I will of course send you some PCBs when they're complete.

Roy

Re: Gristleizer PCB group buy? Who's interested?
« Reply #117 on: October 13, 2009, 06:14:45 PM »
Yes, it's just component value changes, so no need to change the PCB. Same with the choice of op-amps.

Roy

Derringer

Re: Gristleizer PCB group buy? Who's interested?
« Reply #118 on: October 14, 2009, 09:34:29 AM »
Jacobyjd ,

did you use a DP4W switch as per gaussmarkov's design?

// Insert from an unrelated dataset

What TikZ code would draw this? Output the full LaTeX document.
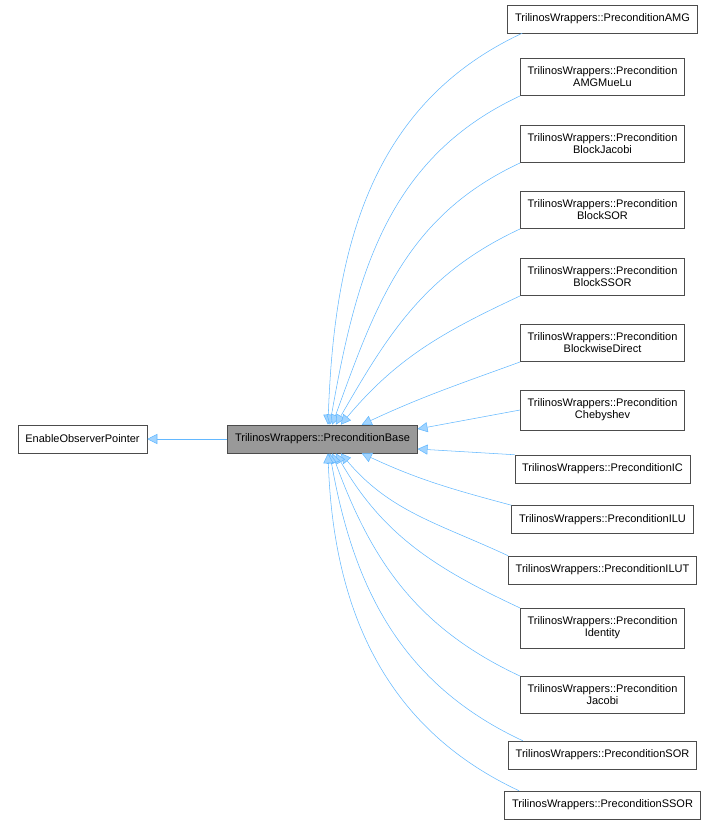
\documentclass[tikz,border=0pt]{standalone}
\usepackage{fontspec}
\setmainfont{Liberation Sans}
\usetikzlibrary{arrows.meta}
\definecolor{edgeblue}{HTML}{63B8FF}
\tikzset{
  cls/.style={draw=black!70, fill=white, inner xsep=5.5pt, inner ysep=6.5pt,
    minimum height=21pt, align=center, font=\fontsize{8.25}{9}\selectfont},
  base/.style={cls, fill=black!40},
  inh/.style={draw=edgeblue, -{Triangle[open, length=7.5pt, width=7.5pt, fill=edgeblue!60]}}
}
\begin{document}
\begin{tikzpicture}[x=0.75pt,y=-0.75pt]
\useasboundingbox (0,0) rectangle (727,824);
\node[base] (pb) at (322.5,439) {TrilinosWrappers::PreconditionBase};
\node[cls] (eop) at (82.5,439) {EnableObserverPointer};
\node[cls] (amg) at (602.5,19) {TrilinosWrappers::PreconditionAMG};
\node[cls] (mue) at (602.5,77) {TrilinosWrappers::Precondition\\AMGMueLu};
\node[cls] (bjac) at (602.5,144) {TrilinosWrappers::Precondition\\BlockJacobi};
\node[cls] (bsor) at (602.5,210) {TrilinosWrappers::Precondition\\BlockSOR};
\node[cls] (bssor) at (602.5,277) {TrilinosWrappers::Precondition\\BlockSSOR};
\node[cls] (bwd) at (602.5,343) {TrilinosWrappers::Precondition\\BlockwiseDirect};
\node[cls] (cheb) at (602.5,410) {TrilinosWrappers::Precondition\\Chebyshev};
\node[cls] (ic) at (602.5,469) {TrilinosWrappers::PreconditionIC};
\node[cls] (ilu) at (602.5,519.5) {TrilinosWrappers::PreconditionILU};
\node[cls] (ilut) at (602.5,570) {TrilinosWrappers::PreconditionILUT};
\node[cls] (ident) at (602.5,628) {TrilinosWrappers::Precondition\\Identity};
\node[cls] (jac) at (602.5,695) {TrilinosWrappers::Precondition\\Jacobi};
\node[cls] (sor) at (602.5,755) {TrilinosWrappers::PreconditionSOR};
\node[cls] (ssor) at (602.5,805) {TrilinosWrappers::PreconditionSSOR};
% inheritance edges
\draw[inh] (pb) -- (eop);
\draw[inh] ([xshift=11pt]amg.south west) to[out=205,in=88] (pb.69);
\draw[inh] (mue.south west) to[out=205,in=80] (pb.63);
\draw[inh] (bjac.south west) to[out=205,in=70] (pb.56);
\draw[inh] (bsor.south west) to[out=205,in=60] (pb.47);
\draw[inh] (bssor.south west) to[out=205,in=50] (pb.38);
\draw[inh] (bwd.south west) to[out=200,in=25] (pb.20);
\draw[inh] (cheb.west) -- (pb.6);
\draw[inh] (ic.north west) -- (pb.-6);
\draw[inh] (ilu.north west) to[out=165,in=-25] (pb.-20);
\draw[inh] (ilut.north west) to[out=155,in=-50] (pb.-38);
\draw[inh] (ident.north west) to[out=155,in=-60] (pb.-47);
\draw[inh] (jac.north west) to[out=155,in=-70] (pb.-56);
\draw[inh] ([xshift=11pt]sor.north west) to[out=155,in=-80] (pb.-63);
\draw[inh] ([xshift=11pt]ssor.north west) to[out=155,in=-88] (pb.-69);
\end{tikzpicture}
\end{document}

where did you get it from?

I've never worked with a rotary switch before.

thx

jacobyjd

Re: Gristleizer PCB group buy? Who's interested?
« Reply #119 on: October 14, 2009, 12:17:01 PM »
Jacobyjd ,

did you use a DP4W switch as per gaussmarkov's design?

where did you get it from?

I've never worked with a rotary switch before.

thx

I actually used a 2p6t switch, so I have 2 unused positions. however, you can get a 3p4t switches pretty readily--you'll just leave 1 pole unused.